Hence $|K| = |H| ==> K = H$, since $K$ is contained in $H$, therefore $H$ is normal.

  • 0
    I think you have to prove the existence of $K$ as a normal subgroup.2012-12-30
3

We know that:

If $G$ is a group such that for subgroup, say $H$, $[G:H]=n<\infty$ then there is a normal subgroup, say $K$, in $G$ such that $K\leq H$ and $[G:k]$ is finite and divides $n!$.

For proof the above fact, you can use the way @Dennis noted in brief and so you can build your own proof.

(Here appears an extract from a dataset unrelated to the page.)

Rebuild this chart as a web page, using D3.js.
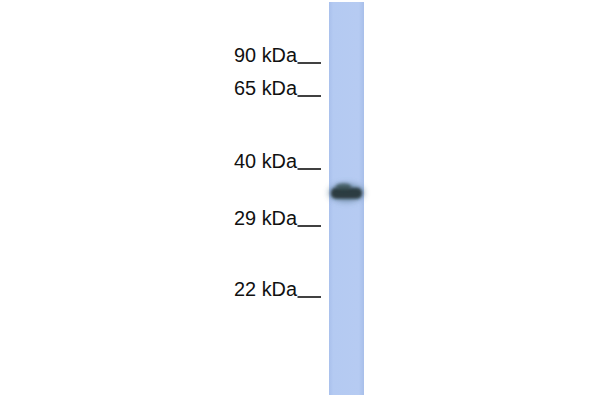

Hence, here we have such $K$ with $[G:K]\big|3!=1\times 2\times 3$. Obviously, $[G:K]\neq 1, \neq2$ so....

2

Suppose that $H$ is a subgroup of index $3$. According to Theorem 4.4 of Basic abstract Algebra of BHATTACHARYA, we know that there is a homomorphism $‎\varphi‎:G ‎\rightarrow‎ S_3$ such that $Ker(‎\varphi‎)=‎\cap‎ xHx^{-1}$. So $|Img(\varphi) |\mid 6$ and $Ker(\varphi)\subset H$. Therefore $|Img(\varphi)|\in \{1, 2, 3, 6\}$ and $[G:Ker(\varphi)]\geq 3$. But we know that $G/Ker(\varphi) \simeq Img(\varphi)$, then $|Img(\varphi)|\in \{ 3, 6\}$. If $|Img(\varphi)|=6$, then we have $G/Ker(\varphi)\simeq S_3$. But in $S_3$ we have $H=\{ I, (1 2 3), (1 3 2)\}$ is normal and of index $2$. So there exist a subgroup of index $2$ in $G$, a contradiction. So $|Img(\varphi)|=3$ and therefore $|G/Ker(\varphi)|=3$ and since $Ker(\varphi)\subset H$ we conclude that $Ker(\varphi)=H$ and then $H$ is normal.